**DESCRIPTION OF THE TASK**: List every line in this data where the string "that" occurs.

**RECORDS**:
..............................
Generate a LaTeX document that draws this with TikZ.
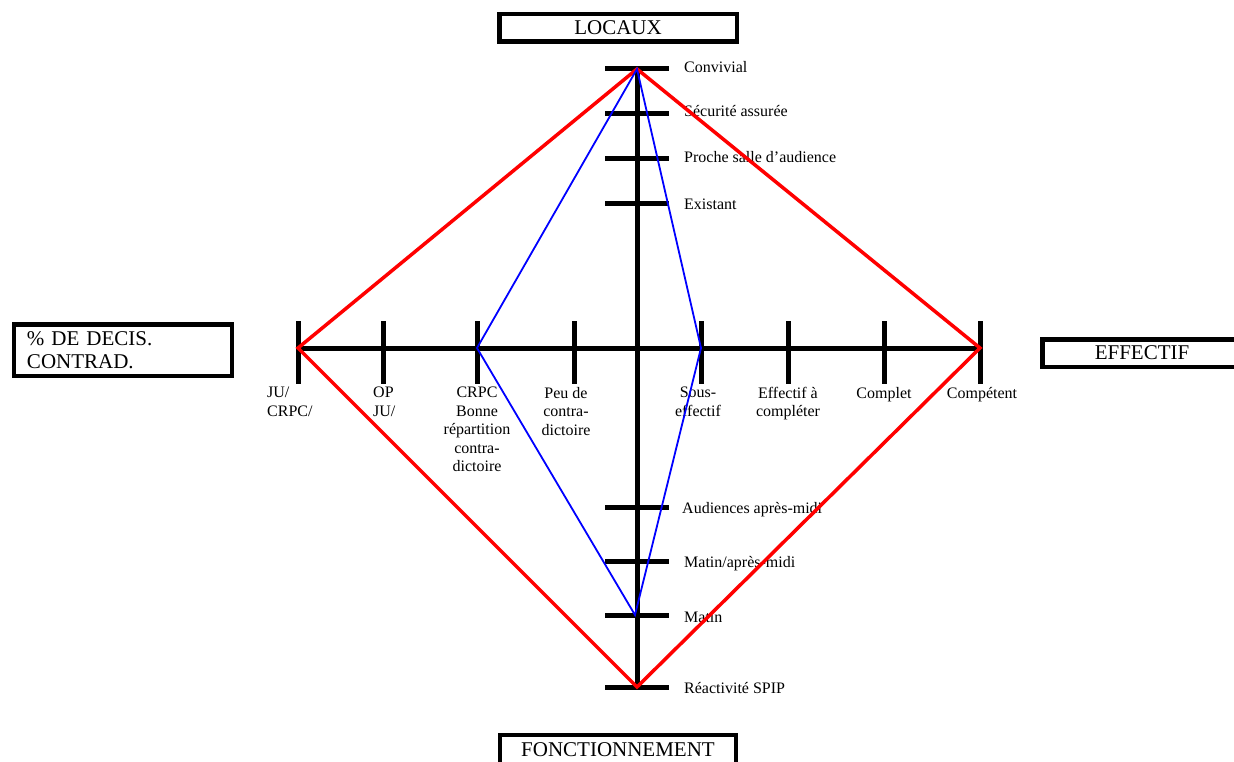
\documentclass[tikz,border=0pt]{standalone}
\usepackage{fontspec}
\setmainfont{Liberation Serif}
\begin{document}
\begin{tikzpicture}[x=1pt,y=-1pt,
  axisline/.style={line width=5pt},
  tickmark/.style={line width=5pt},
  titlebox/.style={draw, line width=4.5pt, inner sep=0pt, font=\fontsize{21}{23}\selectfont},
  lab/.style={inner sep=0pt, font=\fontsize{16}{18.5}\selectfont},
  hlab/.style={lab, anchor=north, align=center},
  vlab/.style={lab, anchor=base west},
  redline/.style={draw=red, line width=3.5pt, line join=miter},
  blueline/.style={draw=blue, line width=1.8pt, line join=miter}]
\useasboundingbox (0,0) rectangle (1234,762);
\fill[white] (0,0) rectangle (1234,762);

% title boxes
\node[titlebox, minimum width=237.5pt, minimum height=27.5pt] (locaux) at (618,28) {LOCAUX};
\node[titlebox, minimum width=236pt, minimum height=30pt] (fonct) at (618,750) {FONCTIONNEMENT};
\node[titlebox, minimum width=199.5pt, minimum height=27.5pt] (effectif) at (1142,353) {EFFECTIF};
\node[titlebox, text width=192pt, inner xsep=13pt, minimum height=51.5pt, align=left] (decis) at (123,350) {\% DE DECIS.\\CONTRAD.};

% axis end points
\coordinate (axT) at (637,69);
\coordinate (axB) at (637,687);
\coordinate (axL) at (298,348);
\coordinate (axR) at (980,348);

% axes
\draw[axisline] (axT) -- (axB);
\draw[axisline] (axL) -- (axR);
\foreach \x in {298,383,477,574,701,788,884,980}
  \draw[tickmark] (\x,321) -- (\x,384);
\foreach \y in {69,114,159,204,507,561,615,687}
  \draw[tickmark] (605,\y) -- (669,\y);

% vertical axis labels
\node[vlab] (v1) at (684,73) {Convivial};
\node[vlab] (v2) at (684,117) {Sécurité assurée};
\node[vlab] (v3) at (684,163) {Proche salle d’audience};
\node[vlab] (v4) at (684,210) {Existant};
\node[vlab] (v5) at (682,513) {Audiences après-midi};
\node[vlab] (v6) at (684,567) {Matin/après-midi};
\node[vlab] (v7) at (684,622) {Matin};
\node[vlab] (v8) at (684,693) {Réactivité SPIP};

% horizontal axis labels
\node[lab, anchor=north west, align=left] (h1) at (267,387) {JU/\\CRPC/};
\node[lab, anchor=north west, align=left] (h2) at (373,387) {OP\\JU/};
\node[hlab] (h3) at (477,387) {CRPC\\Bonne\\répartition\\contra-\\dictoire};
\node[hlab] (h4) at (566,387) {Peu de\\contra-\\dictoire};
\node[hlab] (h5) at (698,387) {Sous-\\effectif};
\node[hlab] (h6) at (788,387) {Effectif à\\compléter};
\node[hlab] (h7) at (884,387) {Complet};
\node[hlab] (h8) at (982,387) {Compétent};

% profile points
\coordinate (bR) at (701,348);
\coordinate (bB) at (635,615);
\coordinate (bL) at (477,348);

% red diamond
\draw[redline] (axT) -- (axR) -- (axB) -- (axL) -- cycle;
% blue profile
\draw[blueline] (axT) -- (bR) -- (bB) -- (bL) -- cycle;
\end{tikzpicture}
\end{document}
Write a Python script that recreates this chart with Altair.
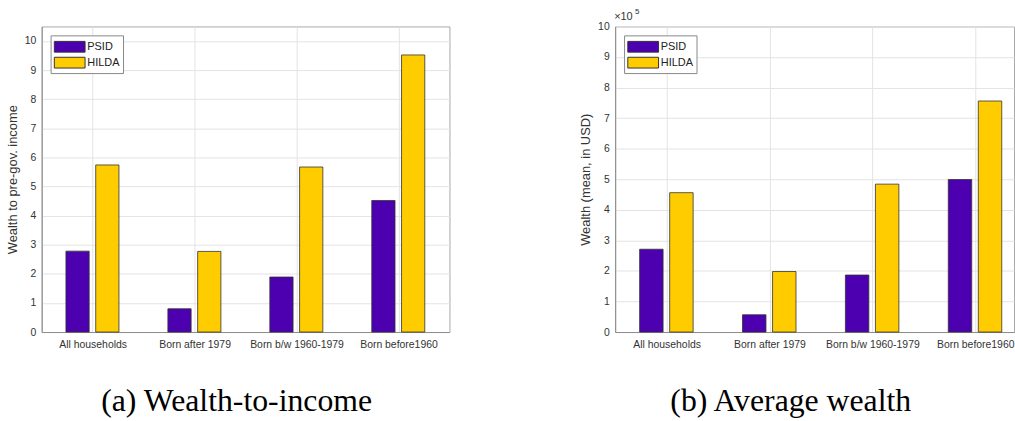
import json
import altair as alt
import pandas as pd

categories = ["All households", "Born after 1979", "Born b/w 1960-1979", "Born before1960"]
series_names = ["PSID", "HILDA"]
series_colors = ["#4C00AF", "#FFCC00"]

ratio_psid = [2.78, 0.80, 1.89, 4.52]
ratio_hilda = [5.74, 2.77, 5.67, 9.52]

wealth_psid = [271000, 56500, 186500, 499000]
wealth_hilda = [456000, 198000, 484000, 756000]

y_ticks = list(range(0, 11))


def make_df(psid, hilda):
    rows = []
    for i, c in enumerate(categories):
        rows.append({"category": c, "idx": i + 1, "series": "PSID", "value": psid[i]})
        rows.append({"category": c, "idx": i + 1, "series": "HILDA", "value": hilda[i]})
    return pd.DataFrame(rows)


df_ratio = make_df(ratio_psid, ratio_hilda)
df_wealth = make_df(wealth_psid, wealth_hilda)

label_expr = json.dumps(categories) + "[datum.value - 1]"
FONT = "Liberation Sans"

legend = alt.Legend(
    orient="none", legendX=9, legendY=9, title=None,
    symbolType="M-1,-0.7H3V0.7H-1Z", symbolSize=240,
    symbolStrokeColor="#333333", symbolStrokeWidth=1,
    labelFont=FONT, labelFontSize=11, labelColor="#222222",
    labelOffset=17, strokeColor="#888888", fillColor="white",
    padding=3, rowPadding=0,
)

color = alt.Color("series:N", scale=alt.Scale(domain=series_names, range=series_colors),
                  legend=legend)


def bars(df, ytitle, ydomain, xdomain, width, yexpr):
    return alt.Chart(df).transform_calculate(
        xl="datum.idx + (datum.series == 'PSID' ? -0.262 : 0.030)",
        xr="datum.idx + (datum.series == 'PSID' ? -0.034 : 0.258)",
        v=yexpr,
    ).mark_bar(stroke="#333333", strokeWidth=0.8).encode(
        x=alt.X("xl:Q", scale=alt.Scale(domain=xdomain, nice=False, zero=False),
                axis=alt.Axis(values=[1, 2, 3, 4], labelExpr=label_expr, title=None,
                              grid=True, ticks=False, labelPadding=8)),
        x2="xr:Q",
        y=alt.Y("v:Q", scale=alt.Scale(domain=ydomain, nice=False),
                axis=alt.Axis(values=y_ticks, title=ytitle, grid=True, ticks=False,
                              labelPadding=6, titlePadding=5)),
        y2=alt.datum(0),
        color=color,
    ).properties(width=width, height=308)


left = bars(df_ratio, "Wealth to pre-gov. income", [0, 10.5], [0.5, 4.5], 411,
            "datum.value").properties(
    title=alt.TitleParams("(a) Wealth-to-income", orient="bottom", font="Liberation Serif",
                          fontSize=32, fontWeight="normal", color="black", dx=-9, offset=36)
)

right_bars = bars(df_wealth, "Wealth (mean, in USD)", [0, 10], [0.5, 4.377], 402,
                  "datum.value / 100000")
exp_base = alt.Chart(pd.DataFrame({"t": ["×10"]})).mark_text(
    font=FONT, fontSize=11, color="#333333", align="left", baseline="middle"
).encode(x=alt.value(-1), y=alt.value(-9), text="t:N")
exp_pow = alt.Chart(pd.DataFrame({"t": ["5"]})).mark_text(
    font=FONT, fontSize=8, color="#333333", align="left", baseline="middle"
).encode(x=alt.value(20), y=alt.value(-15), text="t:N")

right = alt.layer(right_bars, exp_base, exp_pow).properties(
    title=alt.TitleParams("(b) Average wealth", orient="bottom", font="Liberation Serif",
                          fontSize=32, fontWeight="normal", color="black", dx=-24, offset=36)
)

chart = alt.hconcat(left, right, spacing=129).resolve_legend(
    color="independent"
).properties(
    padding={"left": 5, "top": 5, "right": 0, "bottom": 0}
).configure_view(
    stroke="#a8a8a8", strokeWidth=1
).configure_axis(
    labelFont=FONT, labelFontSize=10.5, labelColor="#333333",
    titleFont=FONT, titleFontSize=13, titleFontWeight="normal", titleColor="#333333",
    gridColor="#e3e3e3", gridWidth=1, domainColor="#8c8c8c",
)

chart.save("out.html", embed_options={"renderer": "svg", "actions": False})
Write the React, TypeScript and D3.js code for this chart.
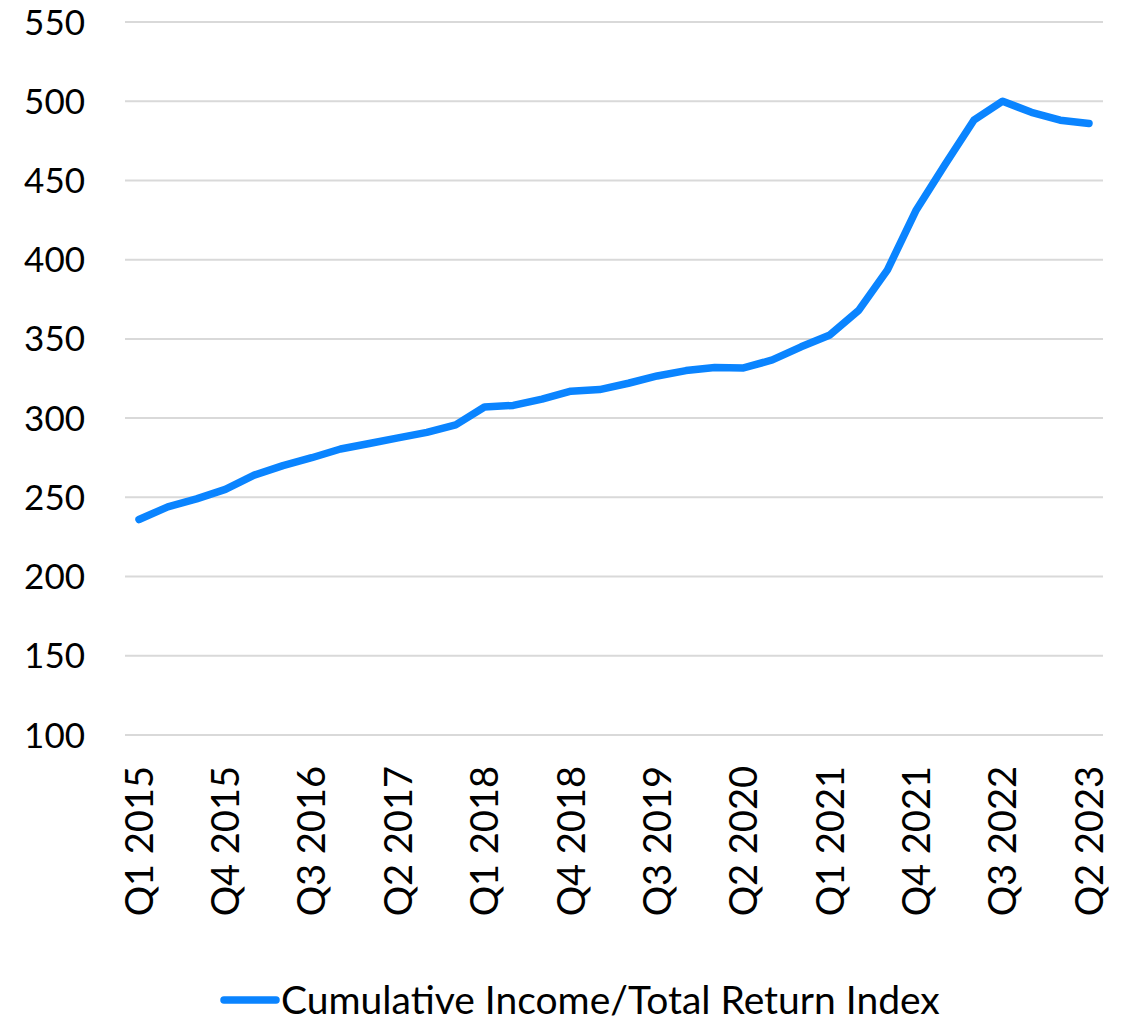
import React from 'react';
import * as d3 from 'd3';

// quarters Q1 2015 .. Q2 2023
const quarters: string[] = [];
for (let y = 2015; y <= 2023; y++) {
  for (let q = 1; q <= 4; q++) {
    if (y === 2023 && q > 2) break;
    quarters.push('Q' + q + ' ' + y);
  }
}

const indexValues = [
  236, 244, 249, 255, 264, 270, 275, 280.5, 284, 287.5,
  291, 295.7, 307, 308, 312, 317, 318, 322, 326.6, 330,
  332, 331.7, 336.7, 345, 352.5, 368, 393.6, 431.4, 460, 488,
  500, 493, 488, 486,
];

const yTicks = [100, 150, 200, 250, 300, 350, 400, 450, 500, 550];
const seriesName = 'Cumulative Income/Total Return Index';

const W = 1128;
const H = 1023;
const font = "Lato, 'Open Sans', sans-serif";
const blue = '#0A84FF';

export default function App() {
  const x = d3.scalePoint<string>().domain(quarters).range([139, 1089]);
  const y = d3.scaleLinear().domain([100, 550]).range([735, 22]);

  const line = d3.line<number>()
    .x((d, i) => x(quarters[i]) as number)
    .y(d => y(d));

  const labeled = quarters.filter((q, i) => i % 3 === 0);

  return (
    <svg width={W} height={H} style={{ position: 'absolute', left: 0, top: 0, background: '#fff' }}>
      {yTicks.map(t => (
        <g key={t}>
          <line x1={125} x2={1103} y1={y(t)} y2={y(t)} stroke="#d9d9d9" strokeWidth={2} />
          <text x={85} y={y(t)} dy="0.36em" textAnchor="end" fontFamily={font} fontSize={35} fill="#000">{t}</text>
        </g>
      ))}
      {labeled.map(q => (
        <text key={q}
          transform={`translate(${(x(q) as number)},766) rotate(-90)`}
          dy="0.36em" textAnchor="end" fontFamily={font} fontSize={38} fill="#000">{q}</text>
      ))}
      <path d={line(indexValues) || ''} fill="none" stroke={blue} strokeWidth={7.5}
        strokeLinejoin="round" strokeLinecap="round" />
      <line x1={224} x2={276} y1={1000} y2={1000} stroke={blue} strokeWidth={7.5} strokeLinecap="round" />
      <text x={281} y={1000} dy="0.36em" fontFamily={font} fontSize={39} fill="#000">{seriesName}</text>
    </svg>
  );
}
..............................
**THE ANSWER**:
Generate a LaTeX document that draws this with TikZ.
Write a Python script that recreates this chart with Altair.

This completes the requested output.